Output the full listing below exactly as it reads, and skip anything that is a picture.

···

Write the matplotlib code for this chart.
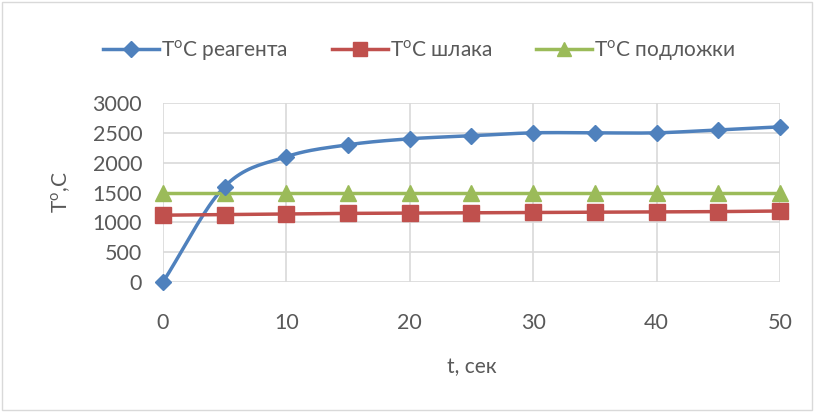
import numpy as np
import matplotlib
matplotlib.use("Agg")
import matplotlib.pyplot as plt
from matplotlib.patches import Rectangle

t = [0, 5, 10, 15, 20, 25, 30, 35, 40, 45, 50]
reagent = [0, 1600, 2100, 2300, 2400, 2450, 2500, 2500, 2500, 2550, 2600]
slag = [1120, 1130, 1140, 1150, 1155, 1160, 1165, 1170, 1175, 1180, 1190]
substrate = [1500, 1500, 1500, 1500, 1500, 1500, 1500, 1500, 1500, 1500, 1500]
labels = ["T$^{\\mathregular{o}}$C реагента", "T$^{\\mathregular{o}}$C шлака", "T$^{\\mathregular{o}}$C подложки"]
xticks = [0, 10, 20, 30, 40, 50]
yticks = [0, 500, 1000, 1500, 2000, 2500, 3000]


def smooth(x, y, n=20):
    x = np.asarray(x, float); y = np.asarray(y, float)
    px = np.concatenate([[2 * x[0] - x[1]], x, [2 * x[-1] - x[-2]]])
    py = np.concatenate([[2 * y[0] - y[1]], y, [2 * y[-1] - y[-2]]])
    xs, ys = [], []
    for i in range(1, len(px) - 2):
        s = np.linspace(0, 1, n, endpoint=False)
        for arr, out in ((px, xs), (py, ys)):
            p0, p1, p2, p3 = arr[i - 1], arr[i], arr[i + 1], arr[i + 2]
            out.append(0.5 * ((2 * p1) + (-p0 + p2) * s + (2 * p0 - 5 * p1 + 4 * p2 - p3) * s ** 2
                              + (-p0 + 3 * p1 - 3 * p2 + p3) * s ** 3))
    xs = np.concatenate(xs + [[x[-1]]]); ys = np.concatenate(ys + [[y[-1]]])
    return xs, ys

plt.rcParams['font.family'] = ['Lato', 'DejaVu Sans']
gray = "#595959"
fig = plt.figure(figsize=(8.14, 4.12), dpi=100)
fig.patches.append(Rectangle((0.003, 0.004), 0.994, 0.992, transform=fig.transFigure,
                             fill=False, edgecolor="#d9d9d9", linewidth=1))
ax = fig.add_axes([0.2002, 0.3155, 0.7580, 0.4345])

blue, red, green = "#4F81BD", "#C0504D", "#9BBB59"
sx, sy = smooth(t, reagent)
ax.plot(sx, sy, color=blue, lw=2.5, zorder=3)
ax.plot(t, reagent, ls="none", marker="D", ms=8, color=blue, zorder=4)
ax.plot(t, slag, color=red, lw=2.5, marker="s", ms=11, zorder=3)
ax.plot(t, substrate, color=green, lw=2.5, marker="^", ms=11, zorder=3)

h1 = plt.Line2D([], [], color=blue, lw=2.5, marker="D", ms=8)
h2 = plt.Line2D([], [], color=red, lw=2.5, marker="s", ms=10)
h3 = plt.Line2D([], [], color=green, lw=2.5, marker="^", ms=10)
fig.legend([h1, h2, h3], labels, loc="center", bbox_to_anchor=(0.515, 0.878), ncol=3,
           frameon=False, fontsize=15, handlelength=2.7, columnspacing=2.1, handletextpad=0.1,
           labelcolor=gray)

ax.set_xlim(0, 50)
ax.set_ylim(0, 3000)
ax.set_xticks(xticks)
ax.set_yticks(yticks)
ax.grid(True, color="#d9d9d9", lw=1.2)
ax.set_axisbelow(True)
for s in ax.spines.values():
    s.set_visible(False)
ax.tick_params(length=0, labelsize=15.5, labelcolor=gray, pad=15)
ax.tick_params(axis="x", pad=22)
ax.set_xlabel("t, сек", fontsize=15, color=gray, labelpad=18)
ax.set_ylabel("T$^{\\mathregular{o}}$,C", fontsize=15, color=gray, labelpad=14)
for l in ax.lines:
    l.set_clip_on(False)
fig.savefig("out.png", dpi=100)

···

◆ **TASK SOLUTION**
Write the matplotlib code for this chart.
import numpy as np
import matplotlib
matplotlib.use("Agg")
import matplotlib.pyplot as plt
from matplotlib.patches import Rectangle

t = [0, 5, 10, 15, 20, 25, 30, 35, 40, 45, 50]
reagent = [0, 1600, 2100, 2300, 2400, 2450, 2500, 2500, 2500, 2550, 2600]
slag = [1120, 1130, 1140, 1150, 1155, 1160, 1165, 1170, 1175, 1180, 1190]
substrate = [1500, 1500, 1500, 1500, 1500, 1500, 1500, 1500, 1500, 1500, 1500]
labels = ["T$^{\\mathregular{o}}$C реагента", "T$^{\\mathregular{o}}$C шлака", "T$^{\\mathregular{o}}$C подложки"]
xticks = [0, 10, 20, 30, 40, 50]
yticks = [0, 500, 1000, 1500, 2000, 2500, 3000]


def smooth(x, y, n=20):
    x = np.asarray(x, float); y = np.asarray(y, float)
    px = np.concatenate([[2 * x[0] - x[1]], x, [2 * x[-1] - x[-2]]])
    py = np.concatenate([[2 * y[0] - y[1]], y, [2 * y[-1] - y[-2]]])
    xs, ys = [], []
    for i in range(1, len(px) - 2):
        s = np.linspace(0, 1, n, endpoint=False)
        for arr, out in ((px, xs), (py, ys)):
            p0, p1, p2, p3 = arr[i - 1], arr[i], arr[i + 1], arr[i + 2]
            out.append(0.5 * ((2 * p1) + (-p0 + p2) * s + (2 * p0 - 5 * p1 + 4 * p2 - p3) * s ** 2
                              + (-p0 + 3 * p1 - 3 * p2 + p3) * s ** 3))
    xs = np.concatenate(xs + [[x[-1]]]); ys = np.concatenate(ys + [[y[-1]]])
    return xs, ys

plt.rcParams['font.family'] = ['Lato', 'DejaVu Sans']
gray = "#595959"
fig = plt.figure(figsize=(8.14, 4.12), dpi=100)
fig.patches.append(Rectangle((0.003, 0.004), 0.994, 0.992, transform=fig.transFigure,
                             fill=False, edgecolor="#d9d9d9", linewidth=1))
ax = fig.add_axes([0.2002, 0.3155, 0.7580, 0.4345])

blue, red, green = "#4F81BD", "#C0504D", "#9BBB59"
sx, sy = smooth(t, reagent)
ax.plot(sx, sy, color=blue, lw=2.5, zorder=3)
ax.plot(t, reagent, ls="none", marker="D", ms=8, color=blue, zorder=4)
ax.plot(t, slag, color=red, lw=2.5, marker="s", ms=11, zorder=3)
ax.plot(t, substrate, color=green, lw=2.5, marker="^", ms=11, zorder=3)

h1 = plt.Line2D([], [], color=blue, lw=2.5, marker="D", ms=8)
h2 = plt.Line2D([], [], color=red, lw=2.5, marker="s", ms=10)
h3 = plt.Line2D([], [], color=green, lw=2.5, marker="^", ms=10)
fig.legend([h1, h2, h3], labels, loc="center", bbox_to_anchor=(0.515, 0.878), ncol=3,
           frameon=False, fontsize=15, handlelength=2.7, columnspacing=2.1, handletextpad=0.1,
           labelcolor=gray)

ax.set_xlim(0, 50)
ax.set_ylim(0, 3000)
ax.set_xticks(xticks)
ax.set_yticks(yticks)
ax.grid(True, color="#d9d9d9", lw=1.2)
ax.set_axisbelow(True)
for s in ax.spines.values():
    s.set_visible(False)
ax.tick_params(length=0, labelsize=15.5, labelcolor=gray, pad=15)
ax.tick_params(axis="x", pad=22)
ax.set_xlabel("t, сек", fontsize=15, color=gray, labelpad=18)
ax.set_ylabel("T$^{\\mathregular{o}}$,C", fontsize=15, color=gray, labelpad=14)
for l in ax.lines:
    l.set_clip_on(False)
fig.savefig("out.png", dpi=100)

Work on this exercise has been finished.